Capitana eterna del río Cala

Cuando pisas sus piedras, cuando contemplas su verde y ves sus aguas bajo la sombra de la loma, sientes que formas parte de una historia: la de todos los momentos que se han vivido y han quedado condensados allí para siempre

Antonia Nogales

Periodista & docente. Enseño en Universidad de Zaragoza. Doctora por la Universidad de Sevilla. Presido Laboratorio de Estudios en Comunicación de la Universidad de Sevilla. Investigo en Grupo de Investigación en Comunicación e Información Digital de la Universidad de Zaragoza.

Rivera de Cala, en Sierra Morena. TURISMOSEVILLA
Rivera de Cala, en Sierra Morena. TURISMOSEVILLA

La rivera de Cala es un río que discurre por un generoso valle en Sierra Morena, entre el parque natural Sierra Norte de Sevilla y los parques Sierra de Aracena y Picos de Aroche, ya en la provincia de Huelva. Es un afluente del río Rivera de Huelva, que a su vez desemboca en el poderoso Guadalquivir por su margen derecho, muy cerca de la ciudad de Sevilla. Desde la capital hispalense, es fácil acceder hasta él justo al dejar atrás un puente que lo cruza, y que comporta un tramo de carretera hacia Almadén de la Plata. Ayer estuve allí por primera vez. Parece uno de esos lugares perfectos, que han quedado atrapados en la memoria del niño que jugaba por allí con su pelota. Apresado en el corazón de los amantes que aprovecharon la orilla para darse besos furtivos y merendar juntos mientras los sorprendía una vaca. Retenido para siempre en la caña del pescador que se servía de las crecidas del verano para agenciarse algún galón. El río Cala es uno de esos lugares eternos en los que las décadas se han tumbado al sol para contar pétalos de margarita blanca.

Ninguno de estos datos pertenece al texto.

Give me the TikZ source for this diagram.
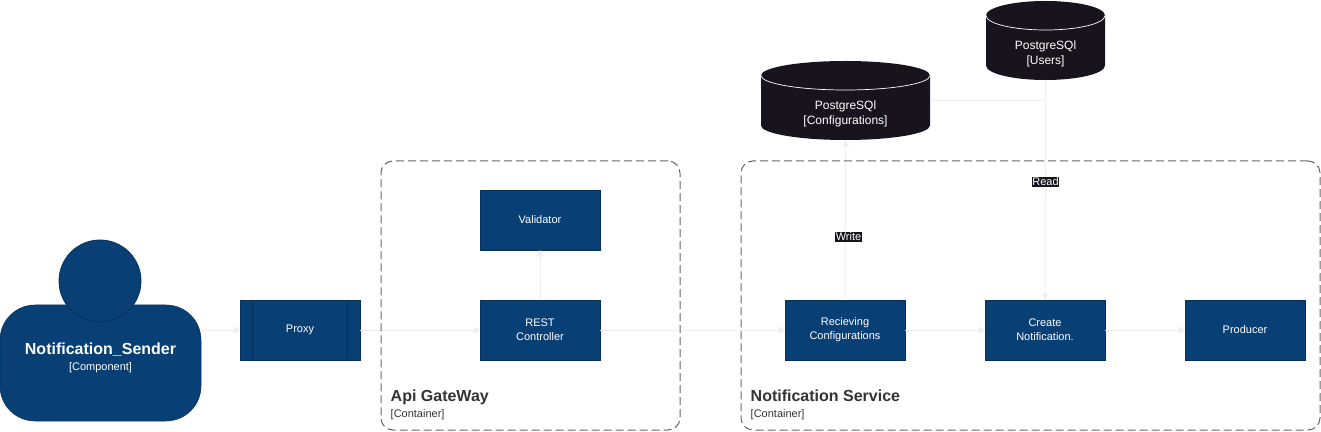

Cuando pisas sus piedras, cuando contemplas su verde y ves sus aguas bajo la sombra de la loma, sientes que formas parte de una historia: la de todos los momentos que se han vivido y han quedado condensados allí para siempre. Quizás por eso sea un sitio inmortal, porque son los recuerdos de todos los que lo han hecho suyo los que le insuflan vida. Mirándolo de cerca, oyendo su quietud, es fácil entender por qué alguien querría permanecer eternamente en él. No cabe duda de que para descansar parece un sitio más que agradable. Tal vez el silencio que reina en Cala existe solo fuera del agua. Puede que si sumergimos la cabeza en su cauce oigamos risas de niño, confidencias de domingo, charlas de media tarde frente a la tortilla de patatas, pases de fútbol, y algún que otro te quiero. ¿No es todo eso algo así como el cielo? Bellas estampas, momentos de felicidad apresados en los sitios que los hicieron reales. Quizás por eso sea tan buena idea quedarse a vivir en sus aguas, más allá de la prisión del cuerpo, cuando se vuelve al polvo del que para los cristianos está hecha la existencia. 

Ayer en el río Cala flotaban unas flores que no pertenecían a la vegetación de la rivera. Claveles de distintos tonos de rosa coronaban una de las rocas de la margen izquierda. No habían crecido allí, pero sin duda alguna las había traído el amor. Eran colores del recuerdo, de la permanencia, del presente y del pasado. Flores que capitaneaban las aguas, como una valiente pirata se adueña de los mares que navega. A orillas de la rivera de Cala viven unos pequeños insectos similares a las mariquitas con una mancha muy visible en su abdomen que tiene una perfecta forma de ocho. El símbolo del infinito está grabado en sus cuerpos, como si la eternidad nos estuviera haciendo allí un guiño sirviéndose de unos diminutos aliados. Nos hacen saber que quizás haya un para siempre. Quizás, surcando el río Cala.